[MATERIAL]:
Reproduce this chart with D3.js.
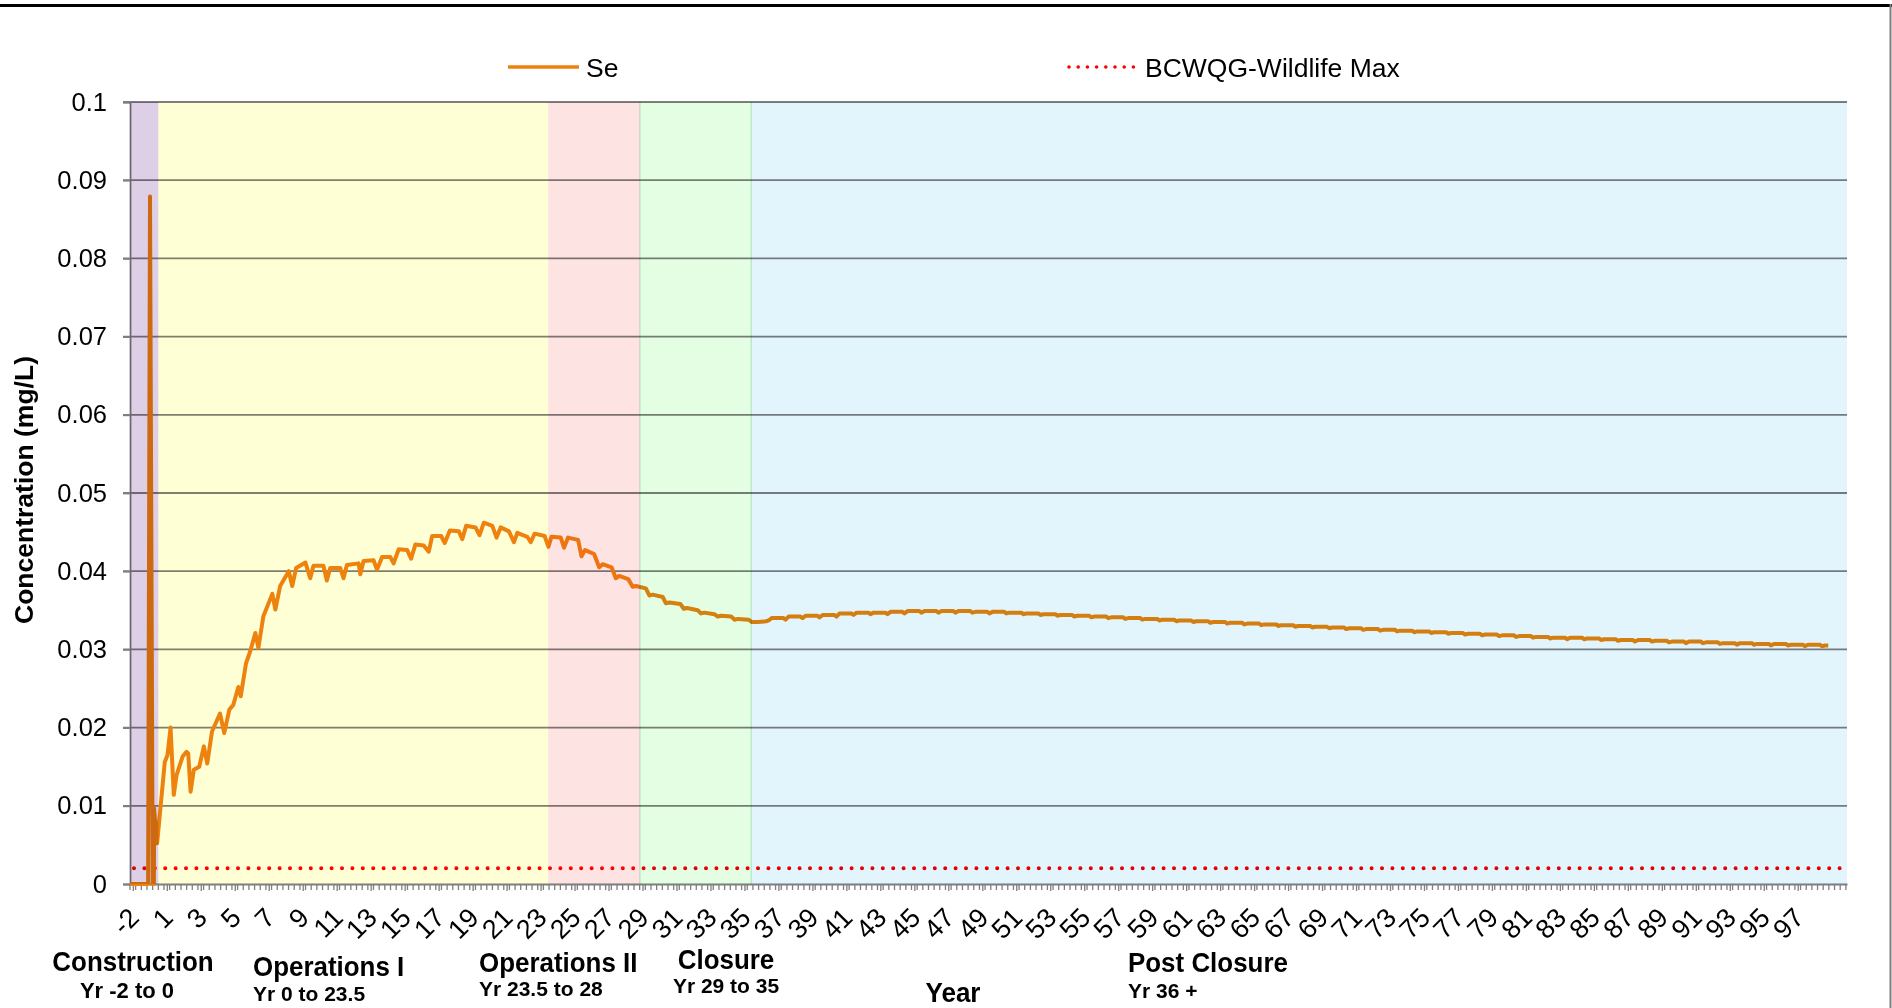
<!DOCTYPE html>
<html><head><meta charset="utf-8">
<script src="https://cdn.jsdelivr.net/npm/d3@7"></script>
<style>
html,body{margin:0;padding:0;background:#fff;}
svg{display:block;}
text{font-family:"Liberation Sans",Arial,Helvetica,sans-serif;fill:#000;}
</style></head><body>
<svg id="chart" width="1892" height="1008"></svg>
<script>
// ---------------- DATA ----------------
// Se concentration (mg/L): construction, operations and closure (year, value)
const seYears = [-1.667,-0.60,-0.49,-0.33,-0.26,-0.25,-0.10,-0.07,0.38,0.54,0.72,0.91,1.07,1.43,1.66,1.76,1.90,2.09,2.41,2.68,2.88,3.16,3.63,3.88,4.18,4.41,4.71,4.85,5.16,5.40,5.71,5.89,6.18,6.71,6.89,7.17,7.68,7.88,8.11,8.66,8.94,9.13,9.72,9.92,10.12,10.71,10.90,11.10,11.79,11.89,12.08,12.67,12.87,13.17,13.66,13.85,14.15,14.65,14.88,15.13,15.62,15.92,16.12,16.65,16.86,17.16,17.69,17.89,18.12,18.67,18.91,19.16,19.66,19.91,20.15,20.64,20.93,21.13,21.72,21.92,22.15,22.74,22.96,23.14,23.69,23.88,24.12,24.71,24.91,25.12,25.65,25.95,26.15,26.68,26.93,27.13,27.66,27.92,28.11,28.70,28.90,29.10,29.69,29.88,30.08,30.73,30.93,31.12,31.75,31.95,32.14,32.73,32.93,33.13,33.72,33.91,34.11,34.74,34.94,35.29,35.78,35.92];
const seValues = [0,0,0.0879,0,0,0.0097,0.0052,0.0052,0.0156,0.0165,0.0200,0.0114,0.0139,0.0163,0.0169,0.0167,0.0118,0.0146,0.0150,0.0176,0.0154,0.0195,0.0218,0.0193,0.0223,0.0229,0.0252,0.0240,0.0282,0.0297,0.0321,0.0302,0.0342,0.0371,0.0351,0.0381,0.0400,0.0381,0.0404,0.0411,0.0391,0.0407,0.0407,0.0388,0.0404,0.0404,0.0391,0.0408,0.0410,0.0396,0.0413,0.0414,0.0402,0.0418,0.0418,0.0410,0.0428,0.0427,0.0416,0.0434,0.0433,0.0425,0.0445,0.0445,0.0436,0.0452,0.0451,0.0441,0.0458,0.0456,0.0446,0.0462,0.0458,0.0443,0.0456,0.0451,0.0437,0.0449,0.0444,0.0437,0.0448,0.0445,0.0431,0.0444,0.0443,0.0430,0.0443,0.0440,0.0419,0.0427,0.0422,0.0405,0.0409,0.0405,0.0391,0.0394,0.0390,0.0380,0.0381,0.0378,0.0369,0.0370,0.0367,0.0359,0.0360,0.0358,0.0352,0.0353,0.0350,0.0346,0.0347,0.0345,0.0342,0.0343,0.0342,0.0338,0.0339,0.0338,0.0335,0.0335,0.0336,0.0337];
// Post closure: yearly level and the small yearly dip
const pcYears = [36,37,38,39,40,41,42,43,44,45,46,47,48,49,50,51,52,53,54,55,56,57,58,59,60,61,62,63,64,65,66,67,68,69,70,71,72,73,74,75,76,77,78,79,80,81,82,83,84,85,86,87,88,89,90,91,92,93,94,95,96,97,98];
const pcValues = [0.0340,0.0342,0.0343,0.0344,0.0346,0.0347,0.0347,0.0348,0.0349,0.0349,0.0349,0.0349,0.0348,0.0348,0.0347,0.0346,0.0345,0.0344,0.0343,0.0342,0.0341,0.0340,0.0339,0.0338,0.0337,0.0336,0.0335,0.0334,0.0333,0.0332,0.0331,0.0330,0.0329,0.0328,0.0327,0.0326,0.0325,0.0324,0.0323,0.0322,0.0321,0.0320,0.0319,0.0318,0.0317,0.0316,0.0315,0.0315,0.0314,0.0313,0.0312,0.0312,0.0311,0.0310,0.0310,0.0309,0.0308,0.0308,0.0307,0.0307,0.0306,0.0306,0.0305];
const pcDips = [0.0338,0.0340,0.0341,0.0342,0.0344,0.0345,0.0345,0.0346,0.0347,0.0347,0.0347,0.0347,0.0346,0.0346,0.0345,0.0344,0.0343,0.0342,0.0341,0.0340,0.0339,0.0338,0.0337,0.0336,0.0335,0.0334,0.0333,0.0332,0.0331,0.0330,0.0329,0.0328,0.0327,0.0326,0.0325,0.0324,0.0323,0.0322,0.0321,0.0320,0.0319,0.0318,0.0317,0.0316,0.0315,0.0314,0.0313,0.0313,0.0312,0.0311,0.0310,0.0310,0.0309,0.0308,0.0308,0.0307,0.0306,0.0306,0.0305,0.0305,0.0304,0.0304,0.0305];
const seriesEnd = 98.3;
// Guideline
const guideName = "BCWQG-Wildlife Max";
const guideValue = 0.002;
const seriesName = "Se";
// Axes
const yTicks = [0,0.01,0.02,0.03,0.04,0.05,0.06,0.07,0.08,0.09,0.1];
const yTickLabels = ["0","0.01","0.02","0.03","0.04","0.05","0.06","0.07","0.08","0.09","0.1"];
const xLabelYears = [-1.5,0.5,2.5,4.5,6.5,8.5,10.5,12.5,14.5,16.5,18.5,20.5,22.5,24.5,26.5,28.5,30.5,32.5,34.5,36.5,38.5,40.5,42.5,44.5,46.5,48.5,50.5,52.5,54.5,56.5,58.5,60.5,62.5,64.5,66.5,68.5,70.5,72.5,74.5,76.5,78.5,80.5,82.5,84.5,86.5,88.5,90.5,92.5,94.5,96.5];
const xLabels = ["-2","1","3","5","7","9","11","13","15","17","19","21","23","25","27","29","31","33","35","37","39","41","43","45","47","49","51","53","55","57","59","61","63","65","67","69","71","73","75","77","79","81","83","85","87","89","91","93","95","97"];
const xTitle = "Year";
const yTitle = "Concentration (mg/L)";
// Phases
const phaseNames = ["Construction","Operations I","Operations II","Closure","Post Closure"];
const phaseRanges = ["Yr -2 to 0","Yr 0 to 23.5","Yr 23.5 to 28","Yr 29 to 35","Yr 36 +"];
const phaseStart = [-1.667,0,22.95,28.35,34.9];
const phaseEnd = [0,22.95,28.35,34.9,99.4];
const phaseColors = ["#DCCFE6","#FFFFD6","#FEE3E3","#E3FEE3","#E3F5FC"];

// ---------------- LAYOUT ----------------
const L = 130, R = 1847, T = 102, B = 884;
const svg = d3.select("#chart");
const x = d3.scaleLinear().domain([-1.667, 99.4]).range([L, R]);
const y = d3.scaleLinear().domain([0, 0.1]).range([B, T]);
const gridColor = "#7f7f7f";
const seColor = "#EE8210";

// frame
svg.append("line").attr("x1",0).attr("x2",1892).attr("y1",5.5).attr("y2",5.5).attr("stroke","#000").attr("stroke-width",3);
svg.append("line").attr("x1",1890.5).attr("x2",1890.5).attr("y1",4).attr("y2",1008).attr("stroke","#7f7f7f").attr("stroke-width",2);

// gridlines
svg.append("g").selectAll("line").data(yTicks.slice(1)).join("line")
  .attr("x1", L - 7).attr("x2", R)
  .attr("y1", d => y(d)).attr("y2", d => y(d))
  .attr("stroke", gridColor).attr("stroke-width", 1.8);

// y axis
const yAxis = svg.append("g").attr("transform", `translate(${L},0)`)
  .call(d3.axisLeft(y).tickValues(yTicks).tickFormat((d,i)=>yTickLabels[i]).tickSize(7).tickPadding(16));
yAxis.select(".domain").attr("stroke", gridColor).attr("stroke-width", 1.8);
yAxis.selectAll(".tick line").attr("stroke", gridColor).attr("stroke-width", 1.8);
yAxis.selectAll("text").style("font-size","25.5px").attr("fill","#000");

// x axis minor ticks
const minorTicks = d3.range(0, 305).map(i => -1.667 + i/3).filter(v => v <= 99.4);
svg.append("g").selectAll("line").data(minorTicks).join("line")
  .attr("x1", d => x(d)).attr("x2", d => x(d))
  .attr("y1", B).attr("y2", B + 6)
  .attr("stroke", gridColor).attr("stroke-width", 1.3);

const xAxis = svg.append("g").attr("transform", `translate(0,${B})`)
  .call(d3.axisBottom(x).tickValues(xLabelYears).tickFormat((d,i)=>xLabels[i]).tickSize(7).tickSizeOuter(0));
xAxis.select(".domain").attr("stroke", gridColor).attr("stroke-width", 1.8);
xAxis.selectAll(".tick line").attr("stroke", gridColor).attr("stroke-width", 1.3);
xAxis.selectAll("text")
  .style("font-size","27px").attr("fill","#000")
  .attr("y", null).attr("dy", null).attr("x", null)
  .attr("text-anchor","end").attr("dominant-baseline","central")
  .attr("transform","translate(1,29) rotate(-45)");

// guideline (dotted)
svg.append("line")
  .attr("x1", x(-1.667) + 4).attr("x2", R - 4)
  .attr("y1", y(guideValue)).attr("y2", y(guideValue))
  .attr("stroke","#FF0000").attr("stroke-width",4)
  .attr("stroke-linecap","round").attr("stroke-dasharray","0 10.4");

// Se series
const pts = seYears.map((t,i)=>[t, seValues[i]]);
pcYears.forEach((t,i)=>{
  if (t < 98) {
    pts.push([t + 0.1, pcValues[i]]);
    pts.push([t + 0.8, pcValues[i]]);
    pts.push([t + 0.92, pcDips[i]]);
  } else {
    pts.push([t + 0.1, pcValues[i]]);
    pts.push([seriesEnd, pcDips[i]]);
  }
});
svg.append("path").datum(pts)
  .attr("d", d3.line().x(d=>x(d[0])).y(d=>y(d[1])))
  .attr("fill","none").attr("stroke", seColor).attr("stroke-width",4)
  .attr("stroke-linejoin","round");

// phase bands (multiplied over everything in the plot)
svg.append("g").selectAll("rect").data(phaseNames).join("rect")
  .style("mix-blend-mode","multiply")
  .attr("x", (d,i)=>x(phaseStart[i])).attr("width",(d,i)=>x(phaseEnd[i]) - x(phaseStart[i]))
  .attr("y", T).attr("height", B - T)
  .attr("fill", (d,i)=>phaseColors[i]);
// faint edges of the closure band
svg.append("g").selectAll("line").data([phaseStart[3], phaseEnd[3]]).join("line")
  .style("mix-blend-mode","multiply")
  .attr("x1", d => x(d)).attr("x2", d => x(d)).attr("y1", T).attr("y2", B)
  .attr("stroke", "#D2EFDA").attr("stroke-width", 1.5);

// legend
svg.append("line").attr("x1",508).attr("x2",579).attr("y1",67).attr("y2",67).attr("stroke",seColor).attr("stroke-width",3.5);
svg.append("text").attr("x",586).attr("y",76.5).style("font-size","26.5px").text(seriesName);
svg.append("line").attr("x1",1069).attr("x2",1134).attr("y1",67).attr("y2",67)
  .attr("stroke","#FF0000").attr("stroke-width",3.6).attr("stroke-linecap","round").attr("stroke-dasharray","0 9.2");
svg.append("text").attr("x",1145).attr("y",76.5).style("font-size","26.5px").text(guideName);

// axis titles
svg.append("text").attr("transform","translate(33,490) rotate(-90)").attr("text-anchor","middle")
  .style("font-size","26.5px").style("font-weight","bold").text(yTitle);
svg.append("text").attr("transform","translate(953,1002) scale(0.93,1)").attr("text-anchor","middle")
  .style("font-size","28px").style("font-weight","bold").text(xTitle);

// phase labels
const phaseLabelPos = [
  {x:133, x2:127, a:"middle", y1:971, y2:998, s2:22},
  {x:253, x2:253, a:"start", y1:976, y2:1001, s2:21},
  {x:479, x2:479, a:"start", y1:972, y2:996, s2:21},
  {x:726, x2:726, a:"middle", y1:969, y2:993, s2:21},
  {x:1128, x2:1128, a:"start", y1:972, y2:998, s2:21}
];
phaseNames.forEach((n,i)=>{
  const p = phaseLabelPos[i];
  svg.append("text").attr("transform",`translate(${p.x},${p.y1}) scale(0.91,1)`).attr("text-anchor",p.a)
    .style("font-size","28.5px").style("font-weight","bold").text(n);
  svg.append("text").attr("x",p.x2).attr("y",p.y2).attr("text-anchor",p.a)
    .style("font-size",p.s2+"px").style("font-weight","bold").text(phaseRanges[i]);
});
</script>
</body></html>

[WHAT IS BEING ASKED]:
Across the material above, how many lines include the string "chart"? Only the number is wanted.

[EXERCISE ANSWER]:
3